The AFCCA has denied a petition for a writ of habeas corpus in United States v. Hippolyte. The United States Court of Appeals for the Armed Forces issued a decision in Petitioner’s case on 1 August 2019, affirming the findings and sentence as approved by this court. United States v. Hyppolite, 79 M.J. 161, 167 (C.A.A.F. 2019). Thereafter, Petitioner did not file a petition for writ of certiorari with the United States Supreme Court, and direct review of Petitioner’s case was complete. On 8 December 2020, the commander of the Air Force District of Washington ordered execution of Petitioner’s dishonorable discharge, having already ordered the other portions of Petitioner’s sentence executed. Accordingly, the AFCCA held it lacks jurisdiction. Here are links to the prior decisions in the case: AFCCA, CAAF. Hyppolyte was charged with five abusive sexual contacts. He was sentenced to seven years and a Duck Dinner with all the trimmings. The issue at CAAF asked if evidence of one or more charges on the charge sheet could be used and argued under Mil. R. Evid. 404(b) to demonstrate a "common plan or scheme." Now might be a good opportunity to re-read the CAAF opinion for a discussion on how Mil. R. Evid. 404(b)(1) and (b)(2) work at trial. Use of such evidence to prove a propensity is prohibited. Mil. R. Evid. 404(b)(1). But, Under M.R.E. 404(b)(2), while evidence of a crime, wrong, or other act may not be used to show character or propensity, it “may be admissible for another purpose, such as proving motive, opportunity, intent, preparation, plan, knowledge, identity, absence of mistake, or lack of accident.” As the motions judge correctly recognized, we have previously held that one proper purpose of such evidence is to prove the existence of a plan or scheme. United States v. Munoz, 32 M.J. 359 (C.M.A. 1991); United States v. Johnson, 49 M.J. 467 (C.A.A.F. 1998). The trial judge had admitted the evidence to demonstrate a common "scheme." AFFCA disagreed that the evidence showed a common scheme but found the error harmless. The CAAF affirmed AFCCA but, [C]onclude[d] that the motions judge and trial judge did not abuse their discretion in their M.R.E. 404(b) ruling. We therefore d[id] not reach the issue of prejudice. Judge Ohlson filled a dissent in which he argued the AFFCA was right as to the abuse of discretion and the trial error was materially prejudicial.

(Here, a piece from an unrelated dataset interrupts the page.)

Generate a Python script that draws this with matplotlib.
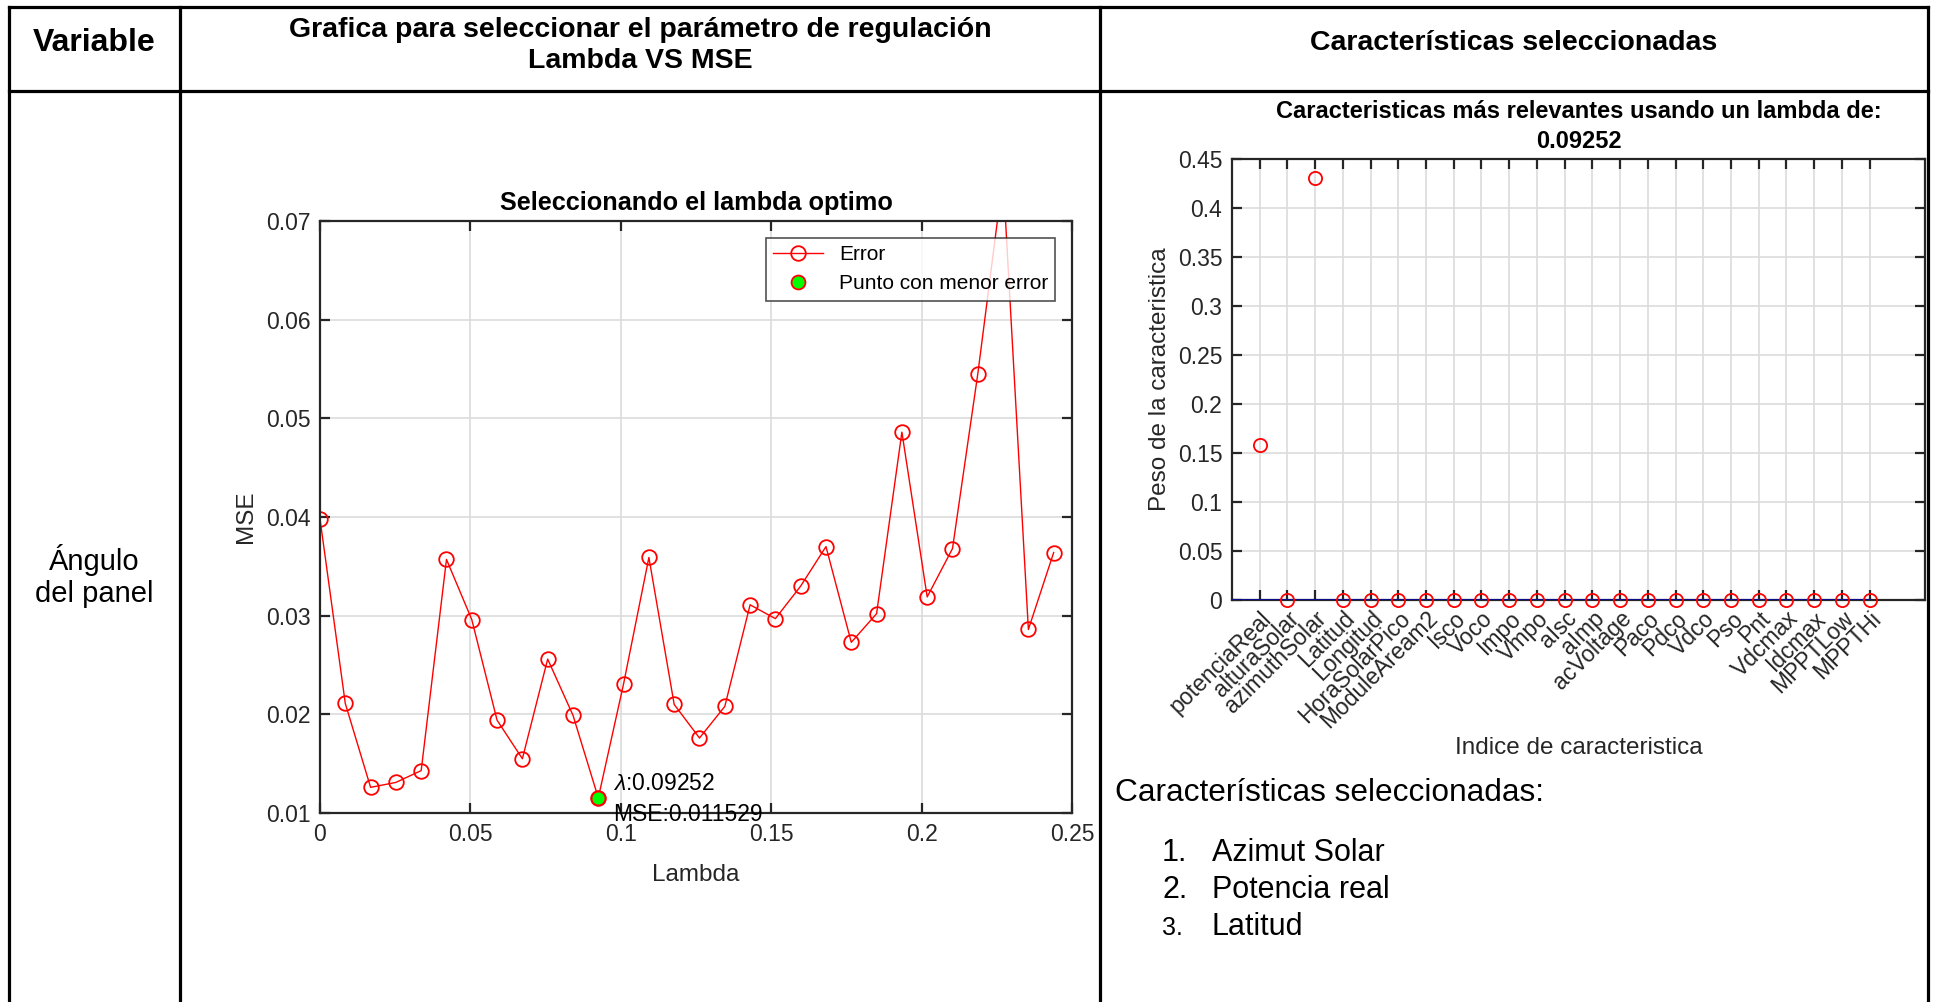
import matplotlib
matplotlib.use("Agg")
import matplotlib.pyplot as plt
from matplotlib import ticker

plt.rcParams['font.family'] = ['Liberation Sans', 'DejaVu Sans']
plt.rcParams['mathtext.fontset'] = 'custom'
plt.rcParams['mathtext.it'] = 'Liberation Sans:italic'
plt.rcParams['mathtext.rm'] = 'Liberation Sans'

# ---- data -------------------------------------------------------------
lambdas = [0.00000, 0.00841, 0.01682, 0.02523, 0.03364, 0.04205, 0.05046,
           0.05887, 0.06728, 0.07569, 0.08411, 0.09252, 0.10093, 0.10934,
           0.11775, 0.12616, 0.13457, 0.14298, 0.15139, 0.15980, 0.16821,
           0.17662, 0.18503, 0.19345, 0.20186, 0.21027, 0.21868, 0.22709,
           0.23550, 0.24391]
mse = [0.0398, 0.0211, 0.0126, 0.0131, 0.0143, 0.0357, 0.0296,
       0.0194, 0.0155, 0.0256, 0.0199, 0.011529, 0.0231, 0.0359,
       0.0210, 0.0176, 0.0208, 0.0311, 0.0297, 0.0330, 0.0370,
       0.0273, 0.0302, 0.0486, 0.0319, 0.0368, 0.0545, 0.0745,
       0.0286, 0.0364]

features = ['potenciaReal', 'alturaSolar', 'azimuthSolar', 'Latitud', 'Longitud',
            'HoraSolarPico', 'ModuleAream2', 'Isco', 'Voco', 'Impo', 'Vmpo',
            'aIsc', 'aImp', 'acVoltage', 'Paco', 'Pdco', 'Vdco', 'Pso', 'Pnt',
            'Vdcmax', 'Idcmax', 'MPPTLow', 'MPPTHi']
weights = [0.158, 0.0, 0.431, 0.0, 0.0, 0.0, 0.0, 0.0, 0.0, 0.0, 0.0, 0.0,
           0.0, 0.0, 0.0, 0.0, 0.0, 0.0, 0.0, 0.0, 0.0, 0.0, 0.0]

selected = ['Azimut Solar', 'Potencia real', 'Latitud']

# ---- figure ------------------------------------------------------------
W, H = 1937, 1002
fig = plt.figure(figsize=(W / 100, H / 100), dpi=100)

AX_COL = '#262626'
GRID_COL = '#dcdcdc'
TICK_FS = 16.5
LABEL_FS = 17.5


def px_axes(x0, y0, x1, y1):
    return fig.add_axes([x0 / W, 1 - y1 / H, (x1 - x0) / W, (y1 - y0) / H])


def matlab_style(ax):
    for s in ax.spines.values():
        s.set_color(AX_COL)
        s.set_linewidth(1.6)
    ax.tick_params(direction='in', top=True, right=True, length=7, width=1.6,
                   color=AX_COL, labelcolor=AX_COL, labelsize=TICK_FS, pad=7)
    ax.grid(True, color=GRID_COL, linewidth=1.2)
    ax.set_axisbelow(True)


# table layout
bg = fig.add_axes([0, 0, 1, 1], zorder=-5)
bg.set_xlim(0, W)
bg.set_ylim(H, 0)
bg.axis('off')
lw_tab = 2.3
for (x0, y0, x1, y1) in [(9, 7, 1928, 7), (9, 91, 1928, 91),
                         (9, 7, 9, H), (180, 7, 180, H),
                         (1100, 7, 1100, H), (1928, 7, 1928, H)]:
    bg.plot([x0, x1], [y0, y1], color='black', lw=lw_tab, solid_capstyle='projecting')

HEAD_FS = 20.5
bg.text(94.5, 43, 'Variable', ha='center', va='center', fontsize=23, fontweight='bold')
bg.text(640, 45, 'Grafica para seleccionar el parámetro de regulación\nLambda VS MSE',
        ha='center', va='center', fontsize=HEAD_FS, fontweight='bold', linespacing=1.25)
bg.text(1514, 43, 'Características seleccionadas', ha='center', va='center',
        fontsize=HEAD_FS, fontweight='bold')
bg.text(94.5, 576, 'Ángulo\ndel panel', ha='center', va='center', fontsize=21,
        linespacing=1.15)

# ---- lambda vs MSE -----------------------------------------------------
ax1 = px_axes(320, 221, 1072, 813)
matlab_style(ax1)
ax1.plot(lambdas, mse, color='red', lw=1.0, marker='o', markersize=10.5,
         markerfacecolor='none', markeredgecolor='red', markeredgewidth=1.3,
         label='Error', clip_on=True)
i_min = mse.index(min(mse))
lam_min, mse_min = lambdas[i_min], mse[i_min]
ax1.plot([lam_min], [mse_min], linestyle='none', marker='o', markersize=10,
         markerfacecolor='#00ff00', markeredgecolor='red', markeredgewidth=1.3,
         label='Punto con menor error', zorder=5)
ax1.set_xlim(0, 0.25)
ax1.set_ylim(0.01, 0.07)
ax1.set_xticks([0, 0.05, 0.1, 0.15, 0.2, 0.25])
ax1.set_yticks([0.01, 0.02, 0.03, 0.04, 0.05, 0.06, 0.07])
ax1.xaxis.set_major_formatter(ticker.FormatStrFormatter('%g'))
ax1.yaxis.set_major_formatter(ticker.FormatStrFormatter('%g'))
ax1.set_xlabel('Lambda', fontsize=LABEL_FS, color=AX_COL, labelpad=13)
ax1.set_ylabel('MSE', fontsize=LABEL_FS, color=AX_COL, labelpad=6)
ax1.set_title('Seleccionando el lambda optimo', fontsize=18.2,
              fontweight='bold', pad=8)
ax1.annotate(r'$\lambda$:' + f'{lam_min:.4g}' + '\n' + f'MSE:{mse_min:.5g}',
             xy=(lam_min, mse_min), xytext=(15, -1), textcoords='offset pixels',
             ha='left', va='center', fontsize=TICK_FS, color='black',
             linespacing=1.45, annotation_clip=False, zorder=6)
leg = ax1.legend(loc='upper right', fontsize=15, frameon=True, fancybox=False,
                 borderaxespad=0.8, handlelength=2.4, labelspacing=0.5,
                 borderpad=0.35, handletextpad=0.75)
leg.get_frame().set_edgecolor(AX_COL)
leg.get_frame().set_linewidth(1.2)

# ---- feature weights ---------------------------------------------------
ax2 = px_axes(1232, 159, 1925, 600)
matlab_style(ax2)
idx = list(range(1, len(features) + 1))
ax2.plot([0, idx[-1]], [0, 0], color='#0d0d8c', lw=2.2, zorder=3)
ax2.plot(idx, weights, linestyle='none', marker='o', markersize=9.5,
         markerfacecolor='none', markeredgecolor='red', markeredgewidth=1.3,
         zorder=4, clip_on=False)
ax2.set_xlim(0, len(features) + 2)
ax2.set_ylim(0, 0.45)
ax2.set_xticks(idx)
ax2.set_xticklabels(features, rotation=45, ha='right', va='top',
                    rotation_mode='anchor')
ax2.set_yticks([0, 0.05, 0.1, 0.15, 0.2, 0.25, 0.3, 0.35, 0.4, 0.45])
ax2.yaxis.set_major_formatter(ticker.FormatStrFormatter('%g'))
ax2.tick_params(axis='x', pad=5)
ax2.set_xlabel('Indice de caracteristica', fontsize=LABEL_FS, color=AX_COL, labelpad=3)
ax2.set_ylabel('Peso de la caracteristica', fontsize=LABEL_FS, color=AX_COL, labelpad=5)
ax2.set_title(f'Caracteristicas más relevantes usando un lambda de:\n{lam_min:.4g}',
              fontsize=17, fontweight='bold', pad=8, linespacing=1.4)

# ---- selected features list ---------------------------------------------
bg.text(1115, 801, 'Características seleccionadas:', ha='left', va='baseline',
        fontsize=22.8)
for k, name in enumerate(selected):
    yb = 861 + 37 * k
    bg.text(1162, yb, f'{k + 1}.', ha='left', va='baseline',
            fontsize=22 if k < 2 else 18)
    bg.text(1212, yb, name, ha='left', va='baseline', fontsize=22)

fig.savefig('out.png', dpi=100, facecolor='white')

Oh, and should you ask, the writ was filed in preparation for a federal habeas petition and to show exhaustion of the military appellate system. I suspect they did not petition the Supremes directly because it would be a fruitless exercise--not an issue the court is likely to grant on. Cf. Noyd v. Bond, 395 U.S. 683, 698, n.11 (1969). We do not believe that petitioner may properly be required to exhaust a remedy which may not exist. Cf. Union Pacific R. Co. v. Weld County, 247 U.S. 282 (1918); Township of Hillsborough v. Cromwell, 326 U.S. 620 (1946). Cheers, PC.
1 Comment
Donald G Rehkopf
4/3/2021 02:34:21 pm
Warren Burger once said, "Guilt or innocence becomes irrelevant in the criminal trial as we flounder in a morass of artificial rules poorly conceived and often impossible of application." Such is the state of military habeas jurisprudence today.